++++ Source material

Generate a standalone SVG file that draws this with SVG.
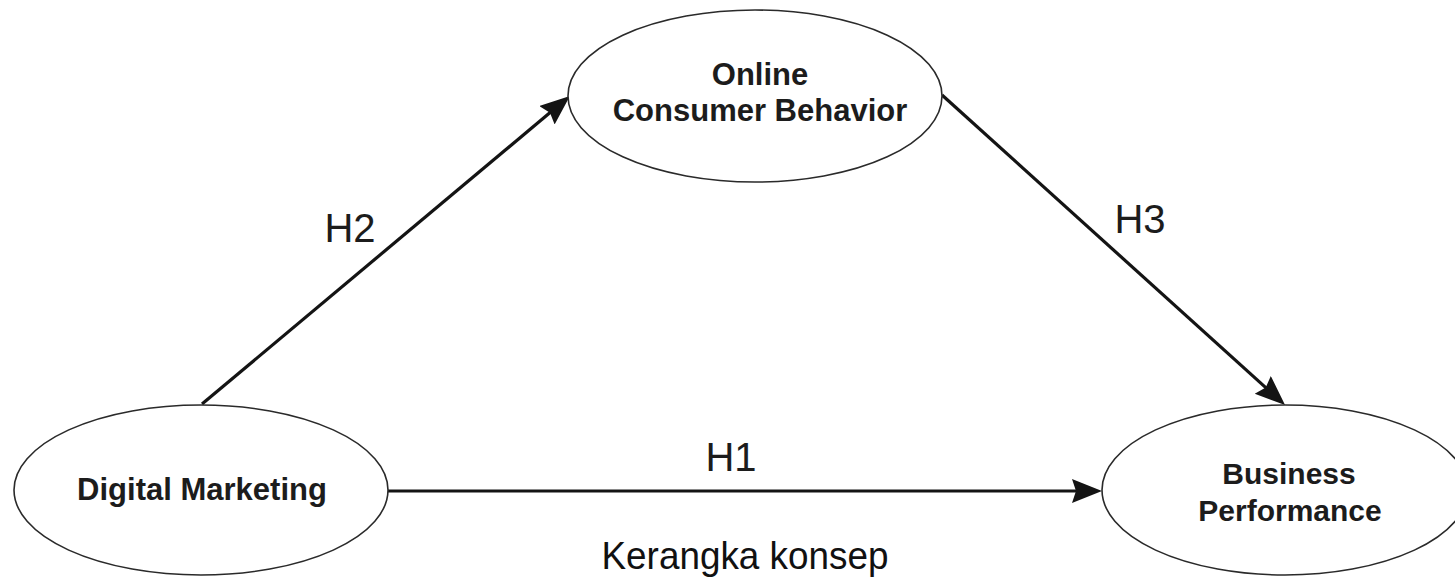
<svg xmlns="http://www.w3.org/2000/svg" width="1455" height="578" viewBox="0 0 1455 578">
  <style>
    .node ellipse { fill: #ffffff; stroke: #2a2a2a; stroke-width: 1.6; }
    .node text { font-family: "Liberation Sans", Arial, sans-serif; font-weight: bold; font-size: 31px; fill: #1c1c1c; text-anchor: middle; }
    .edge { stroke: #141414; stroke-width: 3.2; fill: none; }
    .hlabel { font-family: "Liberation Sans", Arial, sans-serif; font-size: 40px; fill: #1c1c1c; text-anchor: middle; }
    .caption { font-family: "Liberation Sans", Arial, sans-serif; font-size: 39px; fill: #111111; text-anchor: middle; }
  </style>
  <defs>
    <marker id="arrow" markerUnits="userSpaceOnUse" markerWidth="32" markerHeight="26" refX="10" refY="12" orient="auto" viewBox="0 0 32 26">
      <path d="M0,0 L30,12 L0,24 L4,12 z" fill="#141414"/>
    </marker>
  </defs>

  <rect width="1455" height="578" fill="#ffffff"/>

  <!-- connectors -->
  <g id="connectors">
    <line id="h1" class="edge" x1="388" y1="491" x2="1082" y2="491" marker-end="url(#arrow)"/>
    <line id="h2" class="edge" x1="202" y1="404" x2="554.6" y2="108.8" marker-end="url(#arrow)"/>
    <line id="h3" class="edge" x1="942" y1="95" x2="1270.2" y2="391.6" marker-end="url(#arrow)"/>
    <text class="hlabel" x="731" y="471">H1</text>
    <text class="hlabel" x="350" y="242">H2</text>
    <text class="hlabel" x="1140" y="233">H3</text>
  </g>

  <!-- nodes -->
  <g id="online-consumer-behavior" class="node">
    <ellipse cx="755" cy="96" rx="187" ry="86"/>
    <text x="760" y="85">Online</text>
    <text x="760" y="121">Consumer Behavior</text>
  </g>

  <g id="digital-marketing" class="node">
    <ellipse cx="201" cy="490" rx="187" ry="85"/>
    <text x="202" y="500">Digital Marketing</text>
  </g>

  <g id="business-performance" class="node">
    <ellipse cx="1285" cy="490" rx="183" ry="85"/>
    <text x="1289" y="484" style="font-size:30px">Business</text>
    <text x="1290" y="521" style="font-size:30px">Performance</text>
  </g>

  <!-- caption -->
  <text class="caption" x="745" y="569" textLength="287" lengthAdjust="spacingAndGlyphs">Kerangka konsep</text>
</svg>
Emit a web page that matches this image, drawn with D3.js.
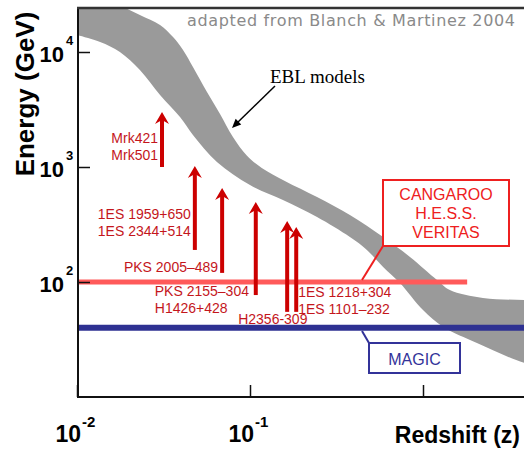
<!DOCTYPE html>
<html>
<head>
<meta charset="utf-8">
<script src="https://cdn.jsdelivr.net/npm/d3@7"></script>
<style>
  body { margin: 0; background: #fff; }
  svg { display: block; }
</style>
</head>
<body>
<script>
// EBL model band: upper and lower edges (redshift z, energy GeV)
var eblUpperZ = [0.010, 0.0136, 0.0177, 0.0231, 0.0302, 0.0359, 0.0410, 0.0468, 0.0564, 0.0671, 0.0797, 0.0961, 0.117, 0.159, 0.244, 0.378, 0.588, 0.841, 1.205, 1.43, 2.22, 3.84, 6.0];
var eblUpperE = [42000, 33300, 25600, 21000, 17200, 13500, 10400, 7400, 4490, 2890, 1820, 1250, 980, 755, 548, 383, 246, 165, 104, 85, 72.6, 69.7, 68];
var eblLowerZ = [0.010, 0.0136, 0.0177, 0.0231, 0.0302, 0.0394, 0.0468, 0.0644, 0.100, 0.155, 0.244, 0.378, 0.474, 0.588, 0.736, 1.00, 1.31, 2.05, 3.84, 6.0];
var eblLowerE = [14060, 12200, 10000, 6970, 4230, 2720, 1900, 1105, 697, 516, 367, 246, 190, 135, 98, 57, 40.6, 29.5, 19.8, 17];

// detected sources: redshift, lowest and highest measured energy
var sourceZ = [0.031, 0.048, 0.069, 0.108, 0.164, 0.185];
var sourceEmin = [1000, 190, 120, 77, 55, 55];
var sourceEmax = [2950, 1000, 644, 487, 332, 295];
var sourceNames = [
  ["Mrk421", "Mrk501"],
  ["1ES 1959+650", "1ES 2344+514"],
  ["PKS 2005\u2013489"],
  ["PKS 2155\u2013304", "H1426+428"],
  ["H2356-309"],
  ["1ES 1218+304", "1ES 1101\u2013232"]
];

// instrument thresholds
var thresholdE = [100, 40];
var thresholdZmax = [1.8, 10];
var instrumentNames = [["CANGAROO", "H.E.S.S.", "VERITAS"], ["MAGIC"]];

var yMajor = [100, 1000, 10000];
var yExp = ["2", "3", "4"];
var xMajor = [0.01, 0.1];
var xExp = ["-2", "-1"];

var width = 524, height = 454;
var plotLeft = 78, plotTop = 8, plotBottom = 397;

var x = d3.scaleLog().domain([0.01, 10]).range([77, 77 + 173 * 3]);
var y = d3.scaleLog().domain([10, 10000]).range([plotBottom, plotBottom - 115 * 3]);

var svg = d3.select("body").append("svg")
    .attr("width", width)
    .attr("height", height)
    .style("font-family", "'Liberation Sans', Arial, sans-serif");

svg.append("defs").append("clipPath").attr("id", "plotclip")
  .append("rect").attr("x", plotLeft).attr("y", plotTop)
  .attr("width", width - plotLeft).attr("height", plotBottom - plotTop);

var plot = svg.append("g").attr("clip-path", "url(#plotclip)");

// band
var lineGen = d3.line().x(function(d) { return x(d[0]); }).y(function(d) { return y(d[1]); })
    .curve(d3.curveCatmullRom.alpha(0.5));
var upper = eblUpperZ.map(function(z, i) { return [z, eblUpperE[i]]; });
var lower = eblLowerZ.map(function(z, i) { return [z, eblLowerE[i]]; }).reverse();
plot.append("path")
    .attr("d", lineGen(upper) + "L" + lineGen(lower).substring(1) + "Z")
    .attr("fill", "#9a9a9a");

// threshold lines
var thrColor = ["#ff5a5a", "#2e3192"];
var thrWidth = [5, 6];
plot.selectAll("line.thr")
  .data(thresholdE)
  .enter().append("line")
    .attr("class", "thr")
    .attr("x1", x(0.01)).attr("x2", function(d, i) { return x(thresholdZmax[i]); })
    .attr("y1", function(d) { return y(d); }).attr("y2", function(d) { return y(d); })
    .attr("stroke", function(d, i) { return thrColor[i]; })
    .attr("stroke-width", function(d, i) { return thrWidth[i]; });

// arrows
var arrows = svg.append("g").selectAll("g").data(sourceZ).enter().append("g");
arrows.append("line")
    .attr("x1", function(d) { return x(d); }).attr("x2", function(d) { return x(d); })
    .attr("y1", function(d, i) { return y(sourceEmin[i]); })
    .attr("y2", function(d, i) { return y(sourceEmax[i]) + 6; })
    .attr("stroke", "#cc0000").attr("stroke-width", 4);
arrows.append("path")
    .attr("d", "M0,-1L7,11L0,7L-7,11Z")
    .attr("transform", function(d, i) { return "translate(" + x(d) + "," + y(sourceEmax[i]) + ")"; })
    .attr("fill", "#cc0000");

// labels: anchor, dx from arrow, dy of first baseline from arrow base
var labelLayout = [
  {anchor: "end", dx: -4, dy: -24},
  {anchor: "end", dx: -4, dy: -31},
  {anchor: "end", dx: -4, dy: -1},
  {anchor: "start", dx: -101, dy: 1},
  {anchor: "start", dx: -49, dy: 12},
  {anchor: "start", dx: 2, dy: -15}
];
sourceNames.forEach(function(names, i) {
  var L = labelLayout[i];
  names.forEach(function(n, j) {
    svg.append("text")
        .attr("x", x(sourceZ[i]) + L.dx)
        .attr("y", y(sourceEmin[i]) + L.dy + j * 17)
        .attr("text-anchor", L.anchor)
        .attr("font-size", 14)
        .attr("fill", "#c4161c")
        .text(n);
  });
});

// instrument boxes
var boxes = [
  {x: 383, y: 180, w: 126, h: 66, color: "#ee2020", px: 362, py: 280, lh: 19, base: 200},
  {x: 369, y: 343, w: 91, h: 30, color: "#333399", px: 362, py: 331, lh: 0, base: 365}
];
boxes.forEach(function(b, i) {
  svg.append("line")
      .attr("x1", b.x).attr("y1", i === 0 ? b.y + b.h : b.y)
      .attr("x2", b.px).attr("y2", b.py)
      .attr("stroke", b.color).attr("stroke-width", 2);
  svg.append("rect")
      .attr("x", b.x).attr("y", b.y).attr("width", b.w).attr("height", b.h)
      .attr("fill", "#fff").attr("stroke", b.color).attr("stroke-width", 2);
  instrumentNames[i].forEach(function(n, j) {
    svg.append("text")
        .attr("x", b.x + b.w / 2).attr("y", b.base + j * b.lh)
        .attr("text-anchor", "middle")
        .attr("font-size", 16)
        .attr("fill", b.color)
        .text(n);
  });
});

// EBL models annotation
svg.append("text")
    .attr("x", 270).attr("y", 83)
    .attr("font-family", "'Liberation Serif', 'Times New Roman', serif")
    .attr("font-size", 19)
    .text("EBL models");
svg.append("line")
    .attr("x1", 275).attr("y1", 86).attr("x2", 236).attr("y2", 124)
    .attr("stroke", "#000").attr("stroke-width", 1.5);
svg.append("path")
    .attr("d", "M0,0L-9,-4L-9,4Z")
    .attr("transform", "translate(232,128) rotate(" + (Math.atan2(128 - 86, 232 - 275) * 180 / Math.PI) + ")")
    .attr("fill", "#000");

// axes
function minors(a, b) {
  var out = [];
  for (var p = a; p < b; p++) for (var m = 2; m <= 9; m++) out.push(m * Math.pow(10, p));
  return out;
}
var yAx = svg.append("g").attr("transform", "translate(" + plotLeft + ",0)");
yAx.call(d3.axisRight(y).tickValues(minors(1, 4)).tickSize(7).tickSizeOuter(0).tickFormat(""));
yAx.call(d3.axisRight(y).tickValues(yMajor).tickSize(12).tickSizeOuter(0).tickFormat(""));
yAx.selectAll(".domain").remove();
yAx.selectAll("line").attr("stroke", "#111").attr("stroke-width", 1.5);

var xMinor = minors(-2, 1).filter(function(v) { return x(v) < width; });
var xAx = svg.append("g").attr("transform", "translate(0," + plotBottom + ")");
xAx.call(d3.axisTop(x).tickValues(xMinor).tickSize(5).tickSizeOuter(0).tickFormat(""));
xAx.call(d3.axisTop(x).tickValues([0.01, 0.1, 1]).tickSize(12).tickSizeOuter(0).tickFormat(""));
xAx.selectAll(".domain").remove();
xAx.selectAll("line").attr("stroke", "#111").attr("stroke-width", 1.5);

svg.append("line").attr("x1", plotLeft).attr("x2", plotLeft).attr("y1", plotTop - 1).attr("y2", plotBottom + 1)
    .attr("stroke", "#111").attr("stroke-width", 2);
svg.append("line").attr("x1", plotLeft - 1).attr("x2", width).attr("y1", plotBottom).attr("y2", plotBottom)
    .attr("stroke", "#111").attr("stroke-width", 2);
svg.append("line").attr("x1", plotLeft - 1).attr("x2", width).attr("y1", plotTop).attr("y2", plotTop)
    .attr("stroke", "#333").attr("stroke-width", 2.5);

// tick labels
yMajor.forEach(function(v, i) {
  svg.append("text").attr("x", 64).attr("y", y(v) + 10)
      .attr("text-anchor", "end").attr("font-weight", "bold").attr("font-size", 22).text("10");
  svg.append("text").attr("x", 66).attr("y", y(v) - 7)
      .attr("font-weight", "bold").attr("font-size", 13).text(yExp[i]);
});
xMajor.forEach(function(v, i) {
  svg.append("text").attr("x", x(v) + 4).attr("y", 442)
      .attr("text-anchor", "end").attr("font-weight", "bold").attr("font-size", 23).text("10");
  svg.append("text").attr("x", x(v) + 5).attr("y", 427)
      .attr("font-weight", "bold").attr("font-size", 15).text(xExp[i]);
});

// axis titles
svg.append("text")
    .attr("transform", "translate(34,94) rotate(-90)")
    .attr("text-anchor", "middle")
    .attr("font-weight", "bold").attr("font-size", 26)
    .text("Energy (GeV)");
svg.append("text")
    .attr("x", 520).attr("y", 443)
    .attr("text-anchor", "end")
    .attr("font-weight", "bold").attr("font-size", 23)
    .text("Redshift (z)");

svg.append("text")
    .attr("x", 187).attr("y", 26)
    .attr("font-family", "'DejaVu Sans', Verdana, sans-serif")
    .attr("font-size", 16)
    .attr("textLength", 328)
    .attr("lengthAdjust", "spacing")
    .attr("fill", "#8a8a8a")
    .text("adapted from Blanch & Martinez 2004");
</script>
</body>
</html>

++++++++

▶ _Written task_: Repeat exactly, and only, the lines between the line holding "Emit a web page" and the line holding "plotBottom - plotTop);", inclusive, leaving pictures out.

▶ _Response_:
Emit a web page that matches this image, drawn with D3.js.
<!DOCTYPE html>
<html>
<head>
<meta charset="utf-8">
<script src="https://cdn.jsdelivr.net/npm/d3@7"></script>
<style>
  body { margin: 0; background: #fff; }
  svg { display: block; }
</style>
</head>
<body>
<script>
// EBL model band: upper and lower edges (redshift z, energy GeV)
var eblUpperZ = [0.010, 0.0136, 0.0177, 0.0231, 0.0302, 0.0359, 0.0410, 0.0468, 0.0564, 0.0671, 0.0797, 0.0961, 0.117, 0.159, 0.244, 0.378, 0.588, 0.841, 1.205, 1.43, 2.22, 3.84, 6.0];
var eblUpperE = [42000, 33300, 25600, 21000, 17200, 13500, 10400, 7400, 4490, 2890, 1820, 1250, 980, 755, 548, 383, 246, 165, 104, 85, 72.6, 69.7, 68];
var eblLowerZ = [0.010, 0.0136, 0.0177, 0.0231, 0.0302, 0.0394, 0.0468, 0.0644, 0.100, 0.155, 0.244, 0.378, 0.474, 0.588, 0.736, 1.00, 1.31, 2.05, 3.84, 6.0];
var eblLowerE = [14060, 12200, 10000, 6970, 4230, 2720, 1900, 1105, 697, 516, 367, 246, 190, 135, 98, 57, 40.6, 29.5, 19.8, 17];

// detected sources: redshift, lowest and highest measured energy
var sourceZ = [0.031, 0.048, 0.069, 0.108, 0.164, 0.185];
var sourceEmin = [1000, 190, 120, 77, 55, 55];
var sourceEmax = [2950, 1000, 644, 487, 332, 295];
var sourceNames = [
  ["Mrk421", "Mrk501"],
  ["1ES 1959+650", "1ES 2344+514"],
  ["PKS 2005\u2013489"],
  ["PKS 2155\u2013304", "H1426+428"],
  ["H2356-309"],
  ["1ES 1218+304", "1ES 1101\u2013232"]
];

// instrument thresholds
var thresholdE = [100, 40];
var thresholdZmax = [1.8, 10];
var instrumentNames = [["CANGAROO", "H.E.S.S.", "VERITAS"], ["MAGIC"]];

var yMajor = [100, 1000, 10000];
var yExp = ["2", "3", "4"];
var xMajor = [0.01, 0.1];
var xExp = ["-2", "-1"];

var width = 524, height = 454;
var plotLeft = 78, plotTop = 8, plotBottom = 397;

var x = d3.scaleLog().domain([0.01, 10]).range([77, 77 + 173 * 3]);
var y = d3.scaleLog().domain([10, 10000]).range([plotBottom, plotBottom - 115 * 3]);

var svg = d3.select("body").append("svg")
    .attr("width", width)
    .attr("height", height)
    .style("font-family", "'Liberation Sans', Arial, sans-serif");

svg.append("defs").append("clipPath").attr("id", "plotclip")
  .append("rect").attr("x", plotLeft).attr("y", plotTop)
  .attr("width", width - plotLeft).attr("height", plotBottom - plotTop);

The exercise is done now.